THE SILVER REMBRANDT Much of this is a novelistic story in poetry. The writing is always competent but Foley doesn’t always hit the accuracy of image that sets the mind alight. This, for example: Her fingers stagger over the quilt/ Like the knots on a small girl’s sampler. I have difficulty seeing fingers stagger and the accompanying simile doesn’t make the image any more vivid. It feels recherché. In order to work, an image needs to surprise by naturalness. Making the artificial seem natural is fundamental. Foley’s writing works when she confines herself to the straightforward but she doesn’t have a talent for metaphor and strains in its pursuit. *
ALLOTMENTS In this twenty-one page pamphlet Murphy collects an assortment of pieces some of which cross-reference in subject, mainly flora. One poem stands out: The Book Of Mormon. It tells a little story and is rooted in the familiar. The rest are less anchored, tending more to abstraction. Murphy never writes badly.
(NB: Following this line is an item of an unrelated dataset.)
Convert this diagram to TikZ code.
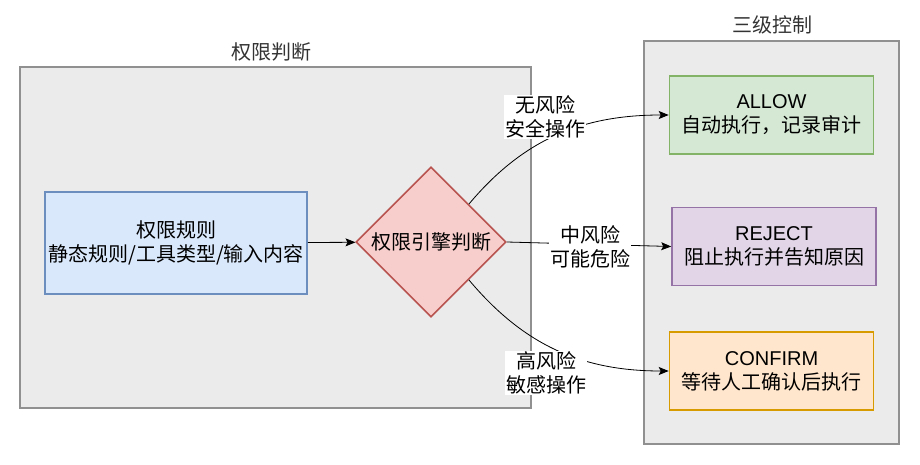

He is controlled and clear. Not all the poems, though, leave easily retrieved imprints and the longish Essays repeats, rather redundantly, les fleurs mauvaises after each couplet. A perfectly agreeable read but there’s little sense of urgency, necessity or inevitability in its writing
MADAME NOIRE Subtitled (and other figures at the edge of an imagined war), this pamphlet’s architecture is built from a small cast of voices talking of shared or near-shared events. This linking of the poems is satisfying and each one can be read stand-alone or in terms of its connections creating a shifting effect which can open the way to a seepage of ideas. The writing is straightforward and unfussy if sometimes lacking rhythm and falling into a prosaic denotativnesss and the rhymes don’t always fulfil their promise of regularity. Armstrong is writing about well-documented, important events so the poems trigger knowledge and association. The best piece, because the most sinister and contemporary is From The Interrogation Notes. Perhaps, however, there’s an archness to the conceit behind the pamphlet which detracts from the appalling events it touches on. Such events require tragic or farcical means.